[Data extract]
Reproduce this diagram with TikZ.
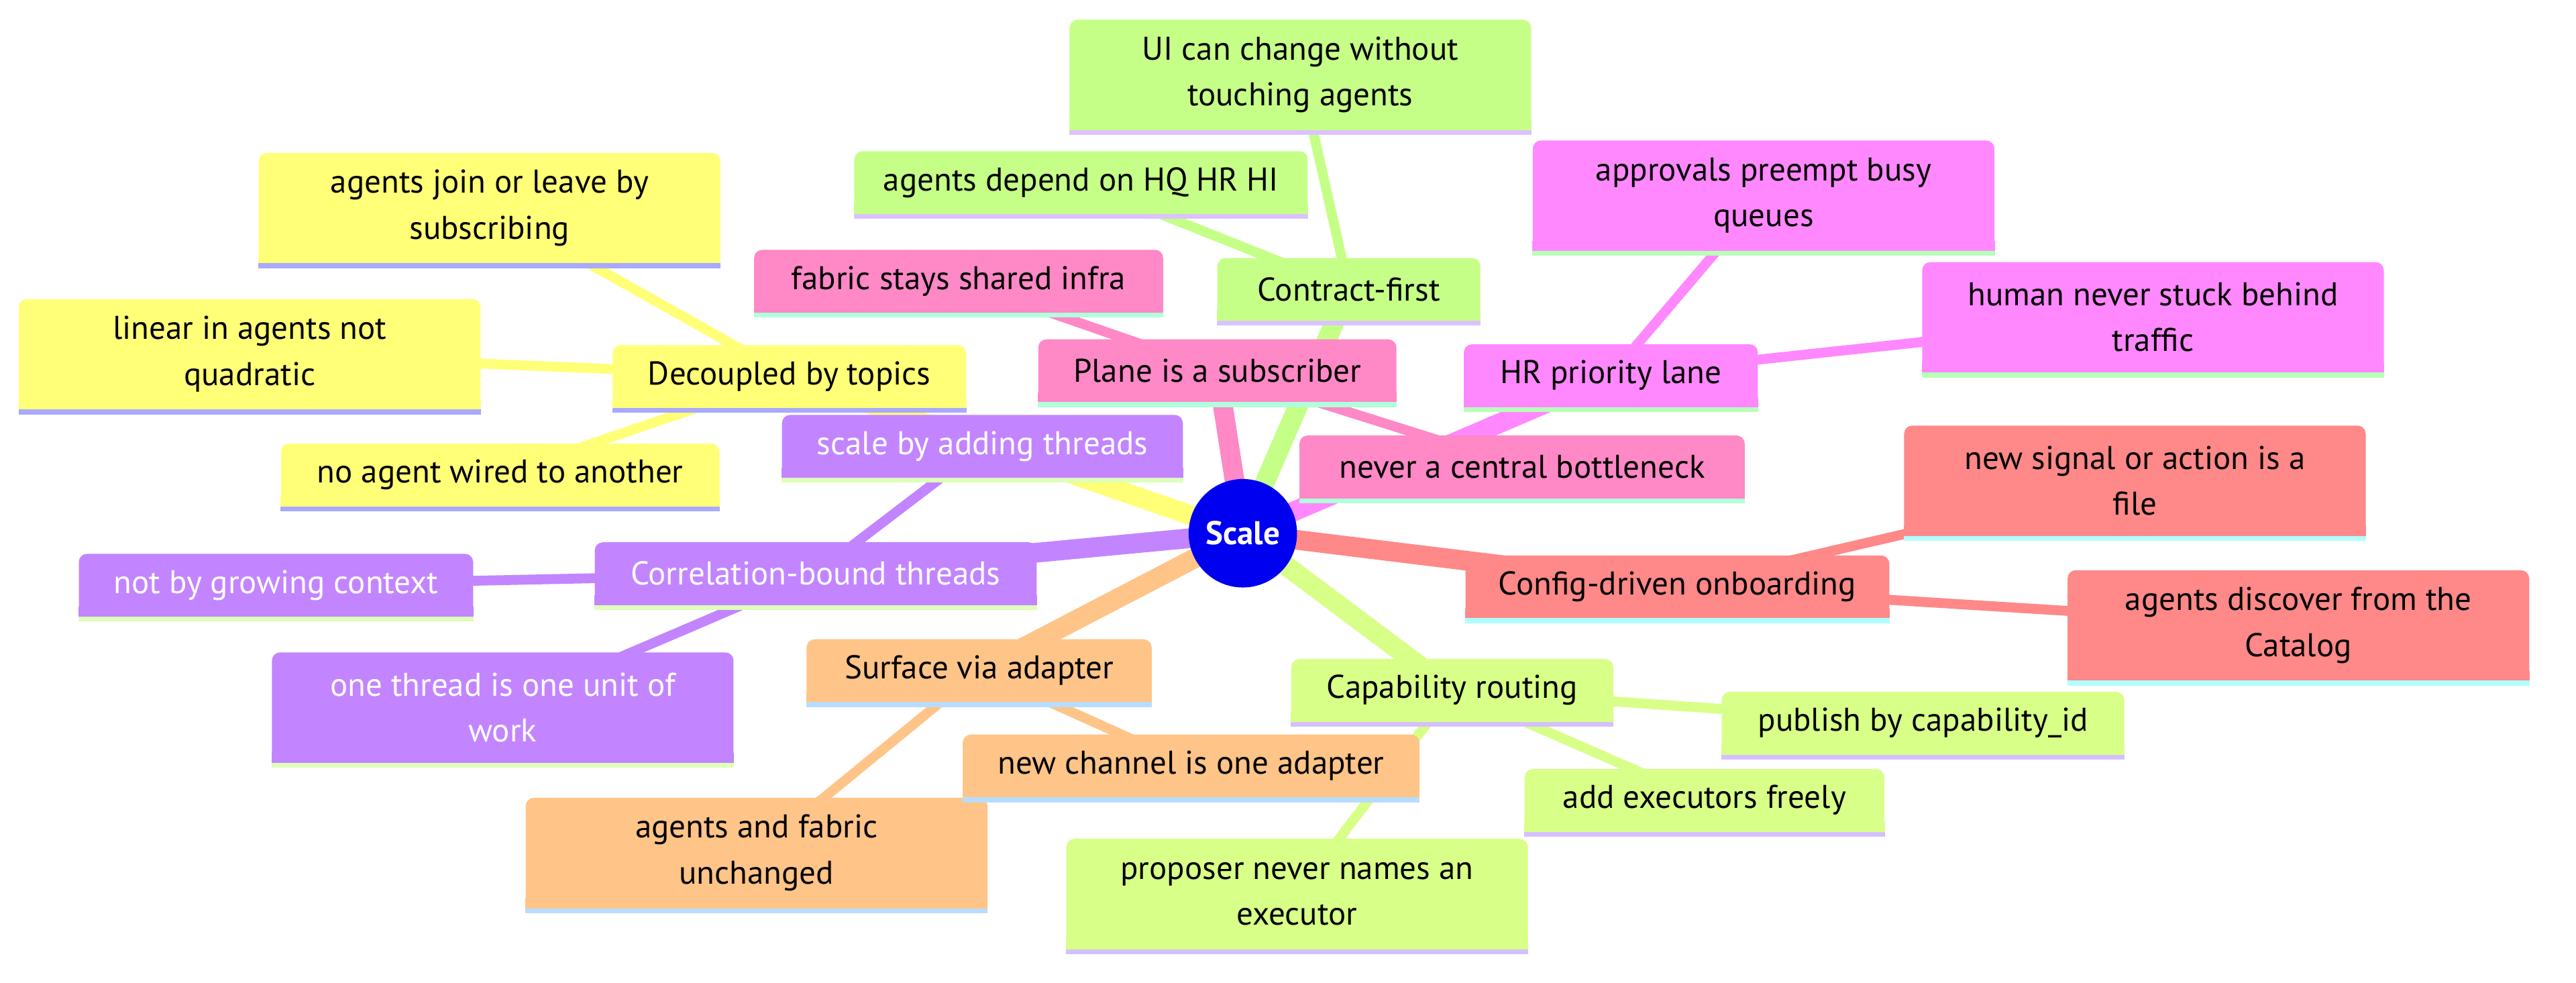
\documentclass[tikz,border=0pt]{standalone}
\usepackage{fontspec}
\setmainfont{PT Sans}
\usetikzlibrary{backgrounds}
\definecolor{decfill}{HTML}{FFFF78}\definecolor{decbar}{HTML}{A9A9FF}
\definecolor{confill}{HTML}{C6FF88}\definecolor{conbar}{HTML}{DCC2FF}
\definecolor{plafill}{HTML}{FF88C6}\definecolor{plabar}{HTML}{B0FFDB}
\definecolor{hrlfill}{HTML}{FF88FF}\definecolor{hrlbar}{HTML}{B8FFB8}
\definecolor{cfgfill}{HTML}{FF8888}\definecolor{cfgbar}{HTML}{B0FFFF}
\definecolor{capfill}{HTML}{D8FF88}\definecolor{capbar}{HTML}{D4C0FF}
\definecolor{surfill}{HTML}{FFC488}\definecolor{surbar}{HTML}{B8DCFF}
\definecolor{corfill}{HTML}{C285FF}\definecolor{corbar}{HTML}{DDFFB8}
\definecolor{rootfill}{HTML}{0000F0}
\tikzset{
  idea/.style={rectangle,rounded corners=5,inner sep=0,minimum height=38,font=\fontsize{20}{28}\selectfont},
  note/.style={idea,minimum width=281,minimum height=67,align=center},
  trunk/.style={line width=12},
  twig/.style={line width=6}
}
\begin{document}
\begin{tikzpicture}[x=1pt,y=-1pt]
\useasboundingbox (0,0) rectangle (1568,598);
\node[circle,fill=rootfill,minimum size=66,inner sep=0,text=white,font=\fontsize{20}{24}\selectfont\bfseries] (root) at (756.5,324.5) {Scale};
\node[idea,fill=decfill,minimum width=215] (dec) at (480.5,229) {Decoupled by topics};
\node[note,fill=decfill] (decA) at (298,126.5) {agents join or leave by\\subscribing};
\node[note,fill=decfill] (decB) at (152,215.5) {linear in agents not\\quadratic};
\node[idea,fill=decfill,minimum width=267] (decC) at (304.5,289) {no agent wired to another};
\node[idea,fill=confill,minimum width=160] (con) at (821,176) {Contract-first};
\node[note,fill=confill] (conA) at (791.5,45.5) {UI can change without\\touching agents};
\node[idea,fill=confill,minimum width=276] (conB) at (658,111) {agents depend on HQ HR HI};
\node[idea,fill=plafill,minimum width=218] (pla) at (741,225.5) {Plane is a subscriber};
\node[idea,fill=plafill,minimum width=249] (plaA) at (583.5,171) {fabric stays shared infra};
\node[idea,fill=plafill,minimum width=271] (plaB) at (926.5,284) {never a central bottleneck};
\node[idea,fill=hrlfill,minimum width=179] (hrl) at (980.5,228.5) {HR priority lane};
\node[note,fill=hrlfill] (hrlA) at (1073.5,119) {approvals preempt busy\\queues};
\node[note,fill=hrlfill] (hrlB) at (1310.5,193) {human never stuck behind\\traffic};
\node[idea,fill=cfgfill,minimum width=258] (cfg) at (1021,357) {Config-driven onboarding};
\node[note,fill=cfgfill] (cfgA) at (1299.5,292.5) {new signal or action is a\\file};
\node[note,fill=cfgfill] (cfgB) at (1399,380.5) {agents discover from the\\Catalog};
\node[idea,fill=capfill,minimum width=196] (cap) at (884,420) {Capability routing};
\node[idea,fill=capfill,minimum width=245] (capA) at (1170.5,440) {publish by capability\_id};
\node[idea,fill=capfill,minimum width=219] (capB) at (1037.5,487) {add executors freely};
\node[note,fill=capfill] (capC) at (789.5,544) {proposer never names an\\executor};
\node[idea,fill=surfill,minimum width=210] (sur) at (596,408) {Surface via adapter};
\node[idea,fill=surfill,minimum width=278] (surA) at (725,466) {new channel is one adapter};
\node[note,fill=surfill] (surB) at (460.5,519) {agents and fabric\\unchanged};
\node[idea,fill=corfill,minimum width=269,text=white] (cor) at (496.5,349) {Correlation-bound threads};
\node[idea,fill=corfill,minimum width=244,text=white] (corA) at (598,271.5) {scale by adding threads};
\node[idea,fill=corfill,minimum width=240,text=white] (corB) at (168,356) {not by growing context};
\node[note,fill=corfill,text=white] (corC) at (306,430.5) {one thread is one unit of\\work};
\begin{scope}[on background layer]
\fill[white] (0,0) rectangle (1568,598);
\foreach \br/\cl in {dec/decfill,con/confill,pla/plafill,hrl/hrlfill,cfg/cfgfill,cap/capfill,sur/surfill,cor/corfill}
\draw[trunk,draw=\cl] (root.center) -- (\br.center);
\foreach \br/\lf/\cl in {dec/decA/decfill,dec/decB/decfill,dec/decC/decfill,con/conA/confill,con/conB/confill,pla/plaA/plafill,pla/plaB/plafill,hrl/hrlA/hrlfill,hrl/hrlB/hrlfill,cfg/cfgA/cfgfill,cfg/cfgB/cfgfill,cap/capA/capfill,cap/capB/capfill,cap/capC/capfill,sur/surA/surfill,sur/surB/surfill,cor/corA/corfill,cor/corB/corfill,cor/corC/corfill}
\draw[twig,draw=\cl] (\br.center) -- (\lf.center);
\end{scope}
\foreach \nd/\cl in {dec/dec,decA/dec,decB/dec,decC/dec,con/con,conA/con,conB/con,pla/pla,plaA/pla,plaB/pla,hrl/hrl,hrlA/hrl,hrlB/hrl,cfg/cfg,cfgA/cfg,cfgB/cfg,cap/cap,capA/cap,capB/cap,capC/cap,sur/sur,surA/sur,surB/sur,cor/cor,corA/cor,corB/cor,corC/cor}{
\fill[fill=\cl fill] ([yshift=6pt]\nd.south west) rectangle (\nd.south east);
\fill[fill=\cl bar] (\nd.south west) rectangle ([yshift=-3pt]\nd.south east);
}
\end{tikzpicture}
\end{document}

[Stated task] Take the data above and repeat it exactly, leaving each picture out.

[Answer for the task]
Reproduce this diagram with TikZ.
\documentclass[tikz,border=0pt]{standalone}
\usepackage{fontspec}
\setmainfont{PT Sans}
\usetikzlibrary{backgrounds}
\definecolor{decfill}{HTML}{FFFF78}\definecolor{decbar}{HTML}{A9A9FF}
\definecolor{confill}{HTML}{C6FF88}\definecolor{conbar}{HTML}{DCC2FF}
\definecolor{plafill}{HTML}{FF88C6}\definecolor{plabar}{HTML}{B0FFDB}
\definecolor{hrlfill}{HTML}{FF88FF}\definecolor{hrlbar}{HTML}{B8FFB8}
\definecolor{cfgfill}{HTML}{FF8888}\definecolor{cfgbar}{HTML}{B0FFFF}
\definecolor{capfill}{HTML}{D8FF88}\definecolor{capbar}{HTML}{D4C0FF}
\definecolor{surfill}{HTML}{FFC488}\definecolor{surbar}{HTML}{B8DCFF}
\definecolor{corfill}{HTML}{C285FF}\definecolor{corbar}{HTML}{DDFFB8}
\definecolor{rootfill}{HTML}{0000F0}
\tikzset{
  idea/.style={rectangle,rounded corners=5,inner sep=0,minimum height=38,font=\fontsize{20}{28}\selectfont},
  note/.style={idea,minimum width=281,minimum height=67,align=center},
  trunk/.style={line width=12},
  twig/.style={line width=6}
}
\begin{document}
\begin{tikzpicture}[x=1pt,y=-1pt]
\useasboundingbox (0,0) rectangle (1568,598);
\node[circle,fill=rootfill,minimum size=66,inner sep=0,text=white,font=\fontsize{20}{24}\selectfont\bfseries] (root) at (756.5,324.5) {Scale};
\node[idea,fill=decfill,minimum width=215] (dec) at (480.5,229) {Decoupled by topics};
\node[note,fill=decfill] (decA) at (298,126.5) {agents join or leave by\\subscribing};
\node[note,fill=decfill] (decB) at (152,215.5) {linear in agents not\\quadratic};
\node[idea,fill=decfill,minimum width=267] (decC) at (304.5,289) {no agent wired to another};
\node[idea,fill=confill,minimum width=160] (con) at (821,176) {Contract-first};
\node[note,fill=confill] (conA) at (791.5,45.5) {UI can change without\\touching agents};
\node[idea,fill=confill,minimum width=276] (conB) at (658,111) {agents depend on HQ HR HI};
\node[idea,fill=plafill,minimum width=218] (pla) at (741,225.5) {Plane is a subscriber};
\node[idea,fill=plafill,minimum width=249] (plaA) at (583.5,171) {fabric stays shared infra};
\node[idea,fill=plafill,minimum width=271] (plaB) at (926.5,284) {never a central bottleneck};
\node[idea,fill=hrlfill,minimum width=179] (hrl) at (980.5,228.5) {HR priority lane};
\node[note,fill=hrlfill] (hrlA) at (1073.5,119) {approvals preempt busy\\queues};
\node[note,fill=hrlfill] (hrlB) at (1310.5,193) {human never stuck behind\\traffic};
\node[idea,fill=cfgfill,minimum width=258] (cfg) at (1021,357) {Config-driven onboarding};
\node[note,fill=cfgfill] (cfgA) at (1299.5,292.5) {new signal or action is a\\file};
\node[note,fill=cfgfill] (cfgB) at (1399,380.5) {agents discover from the\\Catalog};
\node[idea,fill=capfill,minimum width=196] (cap) at (884,420) {Capability routing};
\node[idea,fill=capfill,minimum width=245] (capA) at (1170.5,440) {publish by capability\_id};
\node[idea,fill=capfill,minimum width=219] (capB) at (1037.5,487) {add executors freely};
\node[note,fill=capfill] (capC) at (789.5,544) {proposer never names an\\executor};
\node[idea,fill=surfill,minimum width=210] (sur) at (596,408) {Surface via adapter};
\node[idea,fill=surfill,minimum width=278] (surA) at (725,466) {new channel is one adapter};
\node[note,fill=surfill] (surB) at (460.5,519) {agents and fabric\\unchanged};
\node[idea,fill=corfill,minimum width=269,text=white] (cor) at (496.5,349) {Correlation-bound threads};
\node[idea,fill=corfill,minimum width=244,text=white] (corA) at (598,271.5) {scale by adding threads};
\node[idea,fill=corfill,minimum width=240,text=white] (corB) at (168,356) {not by growing context};
\node[note,fill=corfill,text=white] (corC) at (306,430.5) {one thread is one unit of\\work};
\begin{scope}[on background layer]
\fill[white] (0,0) rectangle (1568,598);
\foreach \br/\cl in {dec/decfill,con/confill,pla/plafill,hrl/hrlfill,cfg/cfgfill,cap/capfill,sur/surfill,cor/corfill}
\draw[trunk,draw=\cl] (root.center) -- (\br.center);
\foreach \br/\lf/\cl in {dec/decA/decfill,dec/decB/decfill,dec/decC/decfill,con/conA/confill,con/conB/confill,pla/plaA/plafill,pla/plaB/plafill,hrl/hrlA/hrlfill,hrl/hrlB/hrlfill,cfg/cfgA/cfgfill,cfg/cfgB/cfgfill,cap/capA/capfill,cap/capB/capfill,cap/capC/capfill,sur/surA/surfill,sur/surB/surfill,cor/corA/corfill,cor/corB/corfill,cor/corC/corfill}
\draw[twig,draw=\cl] (\br.center) -- (\lf.center);
\end{scope}
\foreach \nd/\cl in {dec/dec,decA/dec,decB/dec,decC/dec,con/con,conA/con,conB/con,pla/pla,plaA/pla,plaB/pla,hrl/hrl,hrlA/hrl,hrlB/hrl,cfg/cfg,cfgA/cfg,cfgB/cfg,cap/cap,capA/cap,capB/cap,capC/cap,sur/sur,surA/sur,surB/sur,cor/cor,corA/cor,corB/cor,corC/cor}{
\fill[fill=\cl fill] ([yshift=6pt]\nd.south west) rectangle (\nd.south east);
\fill[fill=\cl bar] (\nd.south west) rectangle ([yshift=-3pt]\nd.south east);
}
\end{tikzpicture}
\end{document}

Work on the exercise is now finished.